Born in Fort Dix, New Jersey, on 7 March 1950, Harris played at Penn State. The Steelers, in the final stages of a rebuild led by Hall of Fame coach Chuck Noll, saw enough to make him the 13th overall pick in the 1972 draft.
“When [Noll] drafted Franco Harris, he gave the offense heart, he gave it discipline, he gave it desire, he gave it the ability to win a championship in Pittsburgh,” the Steelers Hall of Fame wide receiver Lynn Swann said of his frequent roommate on road trips.
Harris won the Rookie to the Year award in 1972 after rushing for a then-team-rookie record 1,055 yards and 10 touchdowns as the Steelers reached the postseason for the second time in franchise history.

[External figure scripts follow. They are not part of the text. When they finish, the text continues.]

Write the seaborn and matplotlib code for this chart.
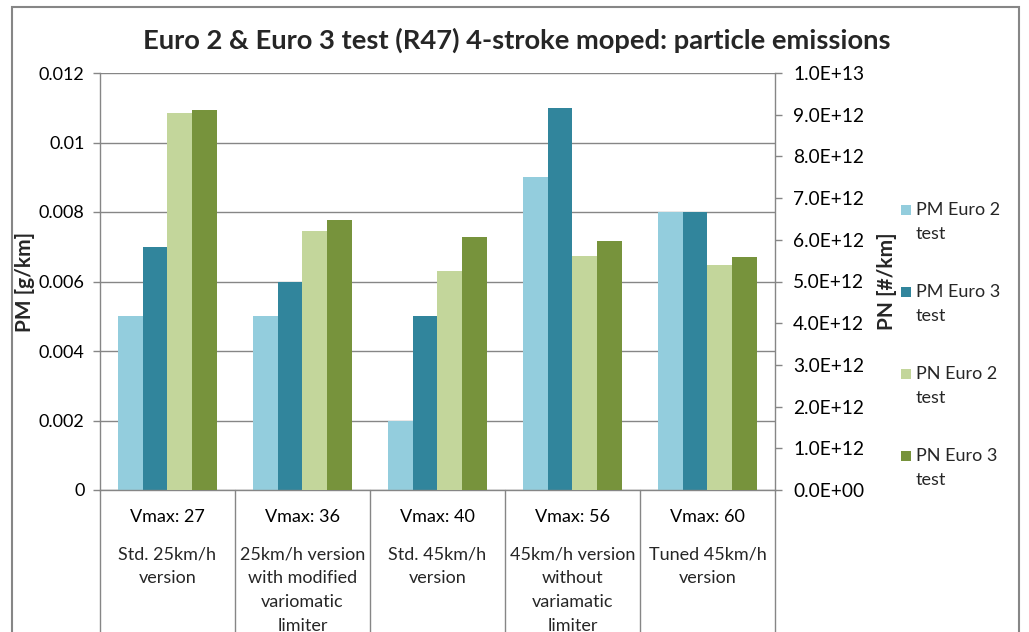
import matplotlib
matplotlib.use("Agg")
import matplotlib.pyplot as plt
import matplotlib.patches as mpatches
from matplotlib.ticker import FuncFormatter, MultipleLocator
import seaborn as sns
import pandas as pd

# data
categories = ["Vmax: 27", "Vmax: 36", "Vmax: 40", "Vmax: 56", "Vmax: 60"]
descriptions = [
    "Std. 25km/h\nversion",
    "25km/h version\nwith modified\nvariomatic\nlimiter",
    "Std. 45km/h\nversion",
    "45km/h version\nwithout\nvariamatic\nlimiter",
    "Tuned 45km/h\nversion",
]
series = ["PM Euro 2 test", "PM Euro 3 test", "PN Euro 2 test", "PN Euro 3 test"]
pm_euro2 = [0.005, 0.005, 0.002, 0.009, 0.008]
pm_euro3 = [0.007, 0.006, 0.005, 0.011, 0.008]
pn_euro2 = [9.04e12, 6.21e12, 5.25e12, 5.60e12, 5.40e12]
pn_euro3 = [9.11e12, 6.48e12, 6.06e12, 5.98e12, 5.59e12]
colors = ["#93CDDD", "#31859C", "#C3D69B", "#77933C"]

pm_df = pd.DataFrame({
    "category": categories * 2,
    "series": [series[0]] * 5 + [series[1]] * 5,
    "value": pm_euro2 + pm_euro3,
})
pn_df = pd.DataFrame({
    "category": categories * 2,
    "series": [series[2]] * 5 + [series[3]] * 5,
    "value": pn_euro2 + pn_euro3,
})

sns.set_theme(style="white")
plt.rcParams["font.family"] = ["Lato", "DejaVu Sans"]

W, H = 1029, 632
GRAY = "#868686"


def fx(px):
    return px / W


def fy(py):
    return 1 - py / H


fig = plt.figure(figsize=(W / 100, H / 100), dpi=100)
ax = fig.add_axes([fx(100), fy(490), fx(775) - fx(100), fy(73) - fy(490)])
ax2 = ax.twinx()

sns.barplot(data=pm_df, x="category", y="value", hue="series", hue_order=series,
            order=categories, palette=colors, width=0.74, saturation=1,
            linewidth=0, legend=False, ax=ax)
sns.barplot(data=pn_df, x="category", y="value", hue="series", hue_order=series,
            order=categories, palette=colors, width=0.74, saturation=1,
            linewidth=0, legend=False, ax=ax2)

ax.set_xlim(-0.5, 4.5)
ax.set_ylim(0, 0.012)
ax2.set_ylim(0, 1.0e13)
ax.yaxis.set_major_locator(MultipleLocator(0.002))
ax2.yaxis.set_major_locator(MultipleLocator(1.0e12))
ax.yaxis.set_major_formatter(FuncFormatter(lambda v, p: f"{v:g}"))
ax2.yaxis.set_major_formatter(FuncFormatter(lambda v, p: f"{v:.1E}"))

ax.set_axisbelow(True)
ax.grid(axis="y", color=GRAY, linewidth=1)
ax.grid(axis="x", visible=False)
ax2.grid(False)

for a in (ax, ax2):
    for s in a.spines.values():
        s.set_visible(False)
ax.spines["left"].set_visible(True)
ax.spines["bottom"].set_visible(True)
ax2.spines["right"].set_visible(True)
for s in (ax.spines["left"], ax.spines["bottom"], ax2.spines["right"]):
    s.set_color(GRAY)
    s.set_linewidth(1)

ax.tick_params(axis="y", left=True, direction="out", length=5, width=1,
               color=GRAY, labelsize=13, pad=6, labelcolor="black")
ax2.tick_params(axis="y", right=True, direction="out", length=5, width=1,
                color=GRAY, labelsize=13.8, pad=8, labelcolor="black")
ax.tick_params(axis="x", length=0, labelsize=13, pad=14, labelcolor="black")
ax.set_xticks(range(len(categories)))
ax.set_xticklabels(categories)

ax.set_xlabel("")
ax.set_ylabel("PM [g/km]", fontsize=15, fontweight="bold")
ax2.set_ylabel("PN [#/km]", fontsize=15, fontweight="bold")
ax.yaxis.set_label_coords(-0.096, 0.5)
ax2.yaxis.set_label_coords(1.151, 0.5)

# category descriptions and separators under the axis
for i, d in enumerate(descriptions):
    ax.text(i, -0.135, d, transform=ax.get_xaxis_transform(), ha="center",
            va="top", fontsize=13, linespacing=1.62)
for b in [k - 0.5 for k in range(len(categories) + 1)]:
    ax.plot([b, b], [0, -0.4], transform=ax.get_xaxis_transform(),
            clip_on=False, color=GRAY, linewidth=1)

# legend
legend_y = [210, 292, 374, 456]
for lab, c, y in zip(series, colors, legend_y):
    fig.add_artist(mpatches.Rectangle((fx(901), fy(y + 5)), fx(10), 10 / H,
                                      transform=fig.transFigure, color=c,
                                      linewidth=0))
    fig.text(fx(916), fy(y - 8), lab.replace(" test", "\ntest"), ha="left",
             va="top", fontsize=13, linespacing=1.58)

fig.text(fx(517), fy(40), "Euro 2 & Euro 3 test (R47) 4-stroke moped: particle emissions",
         ha="center", va="center", fontsize=19.7, fontweight="bold")

# chart area border
fig.add_artist(mpatches.Rectangle((fx(12), fy(700)), fx(1019) - fx(12), fy(7) - fy(700),
                                  transform=fig.transFigure, fill=False,
                                  edgecolor=GRAY, linewidth=1.5))

fig.savefig("out.png", dpi=100)
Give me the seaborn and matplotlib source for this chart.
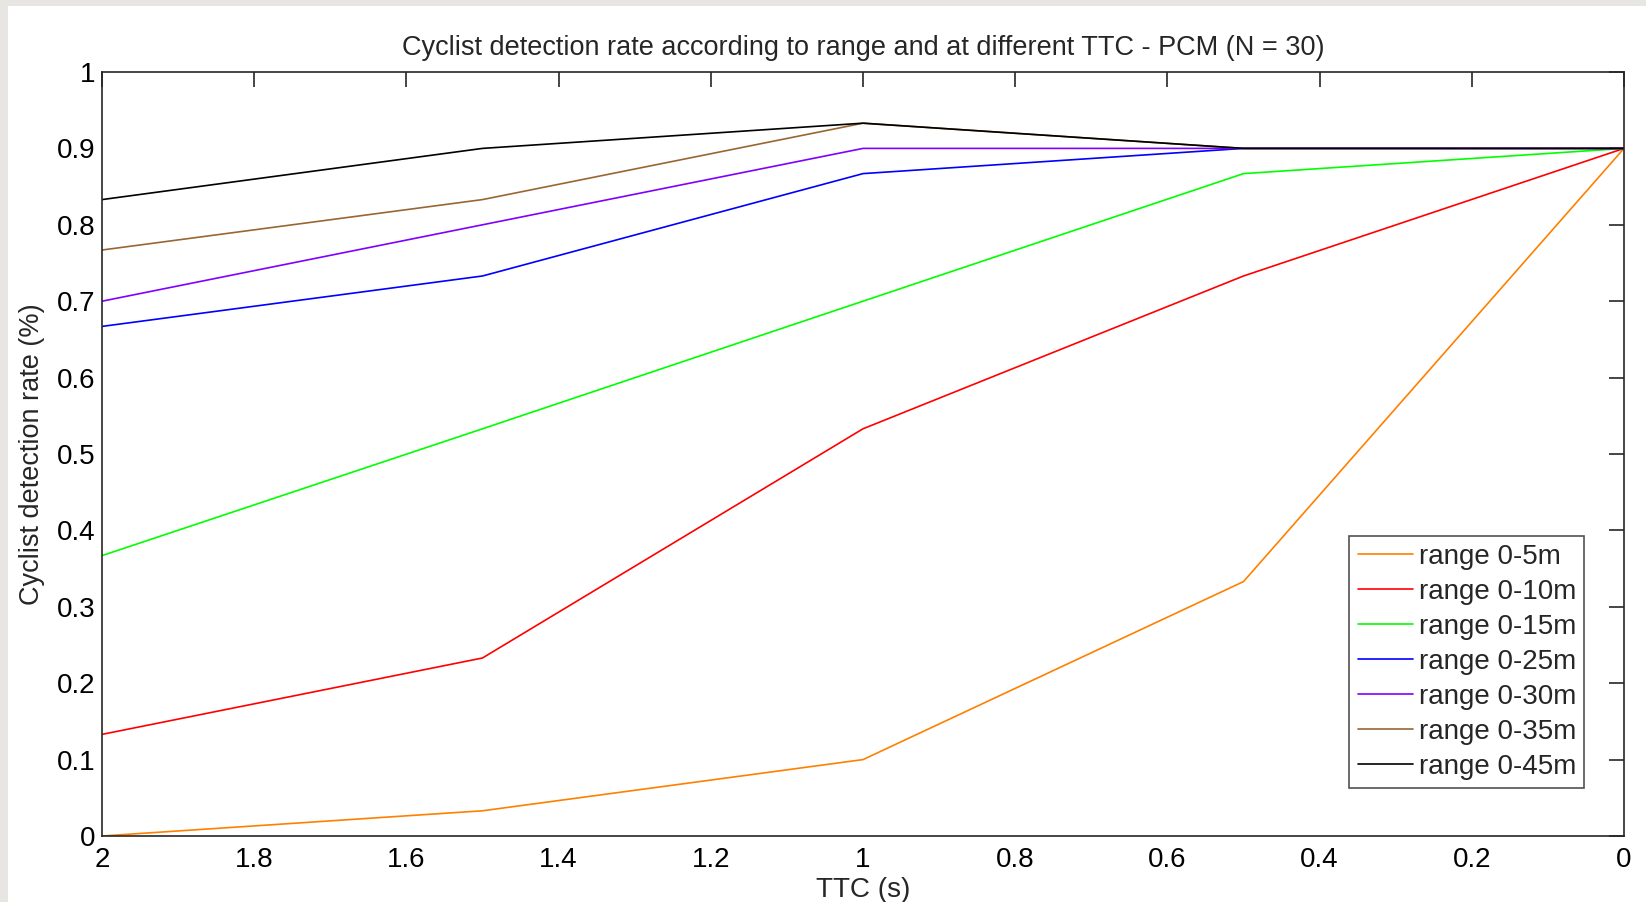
import matplotlib
matplotlib.use("Agg")
import matplotlib.pyplot as plt
import seaborn as sns
import pandas as pd

ttc = [2.0, 1.5, 1.0, 0.5, 0.0]
range_labels = ["range 0-5m", "range 0-10m", "range 0-15m", "range 0-25m",
                "range 0-30m", "range 0-35m", "range 0-45m"]
r05 = [0.0, 0.033, 0.1, 0.333, 0.9]
r10 = [0.133, 0.233, 0.533, 0.733, 0.9]
r15 = [0.367, 0.533, 0.7, 0.867, 0.9]
r25 = [0.667, 0.733, 0.867, 0.9, 0.9]
r30 = [0.7, 0.8, 0.9, 0.9, 0.9]
r35 = [0.767, 0.833, 0.933, 0.9, 0.9]
r45 = [0.833, 0.9, 0.933, 0.9, 0.9]
series = [r05, r10, r15, r25, r30, r35, r45]
colors = ["#ff8000", "#ff0000", "#00ff00", "#0000ff", "#8000ff", "#996633", "#000000"]
xticks = [2, 1.8, 1.6, 1.4, 1.2, 1, 0.8, 0.6, 0.4, 0.2, 0]
yticks = [0, 0.1, 0.2, 0.3, 0.4, 0.5, 0.6, 0.7, 0.8, 0.9, 1]

rows = []
for lab, vals in zip(range_labels, series):
    for x, y in zip(ttc, vals):
        rows.append({"TTC": x, "rate": y, "range": lab})
df = pd.DataFrame(rows)

sns.set_theme(style="white")
plt.rcParams['font.family'] = ['Liberation Sans', 'DejaVu Sans']

fig = plt.figure(figsize=(16.46, 9.02), dpi=100, facecolor="white")
fig.patches.append(plt.Rectangle((0, 0), 8 / 1646, 1, transform=fig.transFigure,
                                 facecolor="#e8e6e3", edgecolor="none", zorder=-1))
fig.patches.append(plt.Rectangle((0, 1 - 6 / 902), 1, 6 / 902, transform=fig.transFigure,
                                 facecolor="#e8e6e3", edgecolor="none", zorder=-1))
ax = fig.add_axes([102 / 1646, 1 - 836 / 902, (1624 - 102) / 1646, (836 - 72) / 902])

sns.lineplot(data=df, x="TTC", y="rate", hue="range", hue_order=range_labels,
             palette=dict(zip(range_labels, colors)), linewidth=1.2, ax=ax,
             estimator=None, sort=False)

ax.set_xlim(2, 0)
ax.set_ylim(0, 1)
ax.set_xticks(xticks)
ax.set_xticklabels([f"{t:g}" for t in xticks])
ax.set_yticks(yticks)
ax.set_yticklabels([f"{t:g}" for t in yticks])
ax.tick_params(direction="in", length=11, width=1.2, top=True, right=True,
               labelsize=20, colors="#262626", labelcolor="black", pad=5)
ax.tick_params(axis="x", pad=8)
for s in ax.spines.values():
    s.set_color("#262626")
    s.set_linewidth(1.2)

ax.set_title("Cyclist detection rate according to range and at different TTC - PCM (N = 30)",
             fontsize=19.5, pad=12)
ax.set_xlabel("TTC (s)", fontsize=20, labelpad=3)
ax.set_ylabel("Cyclist detection rate (%)", fontsize=19.5, labelpad=8)

leg = ax.legend(loc="lower right", bbox_to_anchor=(0.974, 0.063), fontsize=20,
                frameon=True, fancybox=False, handlelength=2.0, handletextpad=0.2,
                borderpad=0.3, labelspacing=0.32, borderaxespad=0)
leg.get_frame().set_edgecolor("#262626")
leg.get_frame().set_linewidth(1.2)

fig.savefig("out.png", dpi=100, facecolor="white")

The city’s large Italian-American population embraced Harris, led by local businessmen who founded what became known as Franco’s Italian Army, a nod to Harris’s African American father and Italian mother.
The Immaculate Reception made Harris a star, though he preferred to let his play do the talking. On a team that featured big personalities in Bradshaw, the defensive tackle Joe Greene, linebacker Jack Lambert and others, the intensely quiet Harris spent 12 seasons as the engine of the offense.
He topped 1,000 yards rushing in a season eight times, five in a 14-game schedule. He piled up another 1,556 yards rushing and 16 rushing touchdowns in the playoffs, both second all-time. Harris insisted he was just one cog in an extraordinary machine.
“You see, during that era, each player brought their own little piece with them to make that wonderful decade happen,” he said in his Hall of Fame speech in 1990. “Each player had their strengths and weaknesses, each their own thinking, each their own method, just each, each had their own. But then it was amazing, it all came together, and it stayed together to forge the greatest team of all times.”